Grove Wood Geography curriculum equips pupils to become ‘more expert’ with each study and grow an ever broadening and coherent mental model of the subject. This guards against superficial, disconnected and fragmented geographical knowledge. We aim to provide a high challenge with low threat culture and put no ceiling on any child’s learning, instead providing the right scaffolding for each child for them to achieve.
Fieldwork
At Grove Wood, we take our Geography learning within the classroom outside where possible to connect with the children’s local environment through fieldwork. These experiences are carefully planned so that pupils’ attention is focused on Geographical content and to ensure that learning that takes place within the classroom is supported.

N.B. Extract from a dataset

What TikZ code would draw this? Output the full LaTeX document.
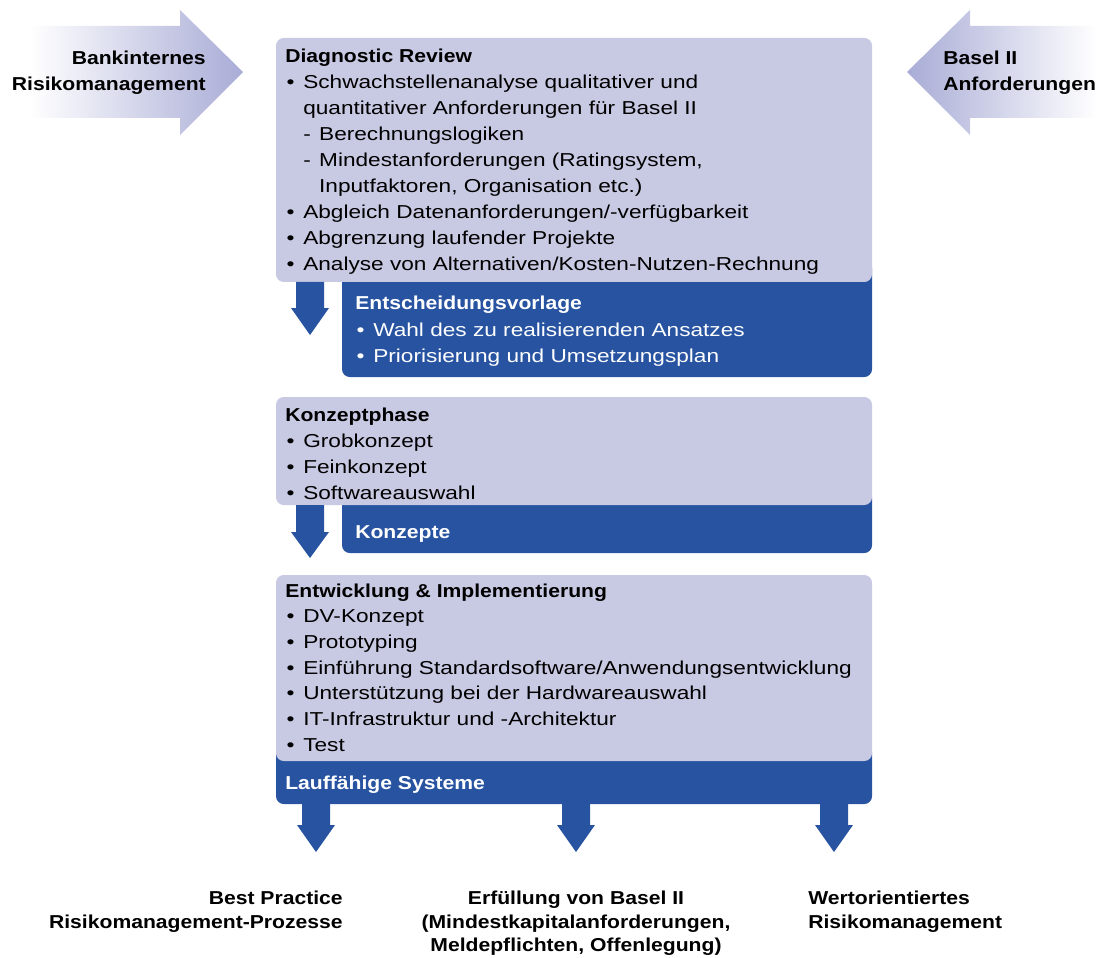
\documentclass[tikz,border=0pt]{standalone}
\usepackage{fontspec}
\setmainfont[FakeStretch=1.21, BoldFeatures={FakeStretch=1.13}]{Liberation Sans}

\definecolor{boxlav}{HTML}{C8C9E3}
\definecolor{boxblue}{HTML}{2753A1}
\definecolor{arrowlav}{HTML}{A9ACD6}

% list helpers: bullet, dash, indent of a wrapped line
\newcommand{\itm}{\makebox[12.8pt][l]{\hspace{1pt}\textbullet}}
\newcommand{\subitm}{\makebox[11.3pt][l]{-}}
\newcommand{\wrapin}[1]{\hspace*{#1}}

% block arrow pointing down: x, top, start of head, tip
\newcommand{\dnarrow}[4]{%
  \fill[boxblue] (#1-14,#2) -- (#1+14,#2) -- (#1+14,#3) -- (#1+19,#3)
    -- (#1,#4) -- (#1-19,#3) -- (#1-14,#3) -- cycle;}

\tikzset{
  lav/.style={fill=boxlav, rounded corners=5.5pt},
  dark/.style={fill=boxblue, rounded corners=5.5pt},
  txt/.style={anchor=base west, inner sep=0pt, font=\fontsize{13.3}{16}\selectfont},
  wtxt/.style={txt, text=white},
  lbl/.style={inner sep=0pt, align=center, font=\bfseries\fontsize{13.3}{16.7}\selectfont},
}

\begin{document}
\begin{tikzpicture}[x=0.025cm, y=-0.025cm]
\useasboundingbox (0,0) rectangle (1097,958);

% Input arrows
\shade[left color=white, right color=arrowlav]
  (30,26) -- (180,26) -- (180,10) -- (243,72) -- (180,135) -- (180,118) -- (30,118) -- cycle;
\shade[left color=arrowlav, right color=white]
  (907,72) -- (970,10) -- (970,26) -- (1097,26) -- (1097,118) -- (970,118) -- (970,135) -- cycle;
\node[txt, anchor=base east, font=\bfseries\fontsize{13.3}{16}\selectfont] (bank1) at (206,65) {Bankinternes};
\node[txt, anchor=base east, font=\bfseries\fontsize{13.3}{16}\selectfont] (bank2) at (206,91) {Risikomanagement};
\node[txt, font=\bfseries\fontsize{13.3}{16}\selectfont] (basel1) at (943,65) {Basel II};
\node[txt, font=\bfseries\fontsize{13.3}{16}\selectfont] (basel2) at (943,91) {Anforderungen};

% Phase 1: Diagnostic Review
\fill[dark] (342,260) rectangle (872,377);
\fill[lav] (276,38) rectangle (872,282);
\dnarrow{310}{282}{308}{335}
\foreach \t [count=\i from 0] in {%
    \textbf{Diagnostic Review},
    \itm Schwachstellenanalyse qualitativer und,
    \wrapin{12.8pt}quantitativer Anforderungen für Basel II,
    \wrapin{12.8pt}\subitm Berechnungslogiken,
    {\wrapin{12.8pt}\subitm Mindestanforderungen (Ratingsystem,},
    \wrapin{24.1pt}Inputfaktoren{,} Organisation etc.),
    \itm Abgleich Datenanforderungen/-verfügbarkeit,
    \itm Abgrenzung laufender Projekte,
    \itm Analyse von Alternativen/Kosten-Nutzen-Rechnung}
  \node[txt] (dr-\i) at (285,63+26*\i) {\t};
\foreach \t [count=\i from 0] in {%
    \textbf{Entscheidungsvorlage},
    \itm Wahl des zu realisierenden Ansatzes,
    \itm Priorisierung und Umsetzungsplan}
  \node[wtxt] (ev-\i) at (355,310+26*\i) {\t};

% Phase 2: Konzeptphase
\fill[dark] (342,490) rectangle (872,553);
\fill[lav] (276,397) rectangle (872,505);
\dnarrow{310}{505}{532}{558}
\foreach \t [count=\i from 0] in {%
    \textbf{Konzeptphase},
    \itm Grobkonzept,
    \itm Feinkonzept,
    \itm Softwareauswahl}
  \node[txt] (kp-\i) at (285,421+26*\i) {\t};
\node[wtxt] (konz) at (355,538) {\textbf{Konzepte}};

% Phase 3: Entwicklung & Implementierung
\fill[dark] (276,745) rectangle (872,804);
\fill[lav] (276,575) rectangle (872,761);
\foreach \t [count=\i from 0] in {%
    \textbf{Entwicklung \& Implementierung},
    \itm DV-Konzept,
    \itm Prototyping,
    \itm Einführung Standardsoftware/Anwendungsentwicklung,
    \itm Unterstützung bei der Hardwareauswahl,
    \itm IT-Infrastruktur und -Architektur,
    \itm Test}
  \node[txt] (ei-\i) at (285,597+25.7*\i) {\t};
\node[wtxt] (sys) at (285,789) {\textbf{Lauffähige Systeme}};

% Results
\dnarrow{316}{804}{825}{852}
\dnarrow{576}{804}{825}{852}
\dnarrow{834}{804}{825}{852}
\node[lbl, align=right, anchor=north east] (res1) at (343,891) {Best Practice\\Risikomanagement-Prozesse};
\node[lbl, anchor=north] (res2) at (576,891) {Erfüllung von Basel II\\(Mindestkapitalanforderungen,\\Meldepflichten, Offenlegung)};
\node[lbl, align=left, anchor=north west] (res3) at (808,891) {Wertorientiertes\\Risikomanagement};

\end{tikzpicture}
\end{document}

Some examples of Geographical fieldwork and how they support our curriculum are:
EYFS and Y1 School study (mapping and field work)
Y2 Local area study – Human and Physical features
Using simple compass directions building from 4 to 6, 4 figured to 6 figured grid reference points.
OS maps and fieldwork in Y3-6
Orienteering in Y6
How do we know what children have learned?
Questioning
Pupil Book Study
Talking to teachers
Low stakes ‘Drop-in’ observations/ Learning walks
Quizzing and retrieval practise
Feedback and marking
Progress in book matches the curriculum intent
In Geography club we've been learning about and playing some games from around the world - such as Mölkky a game played in Finland - with numbered wooden pins are placed a couple of metres away from the launching zone. You gain points by hitting pins with numbers on and repositioning them where they land. The player is aiming to score exactly 50 points to win. If they go over it their score drops to 25. We have also played the French game Pétanque. An American game Dodgeball and seasonal Autumnal games - apple bobbing and the flour face plant game!
In Geography club this term the children have been researching what a country is most famous for and making a 3D models to represent them.
Flags are an important part of a nation’s identity, and learning about flags helps children identify and remember places around the world. In Geography club the children have been researching flags of countries, then making one and find at least 3 interesting facts about the country
Year 4 had a special virtual reality experience. We've travelled around the world linked to our Geography topic. We've been to France and up the Eiffel tower; zoomed to Australia and passed by the Sydney Opera House then flew to New York and climbed the Empire State building! We experienced some of the seven wonders on the world we have been studying in class - walked along the Great Wall of China, then saw Christ the Redeemer in Brazil and finally the Taj Mahal in India. We've talked about continents and capital cities, famous landmarks and quizzed about them. The winning team got to choose our final destination - under the sea.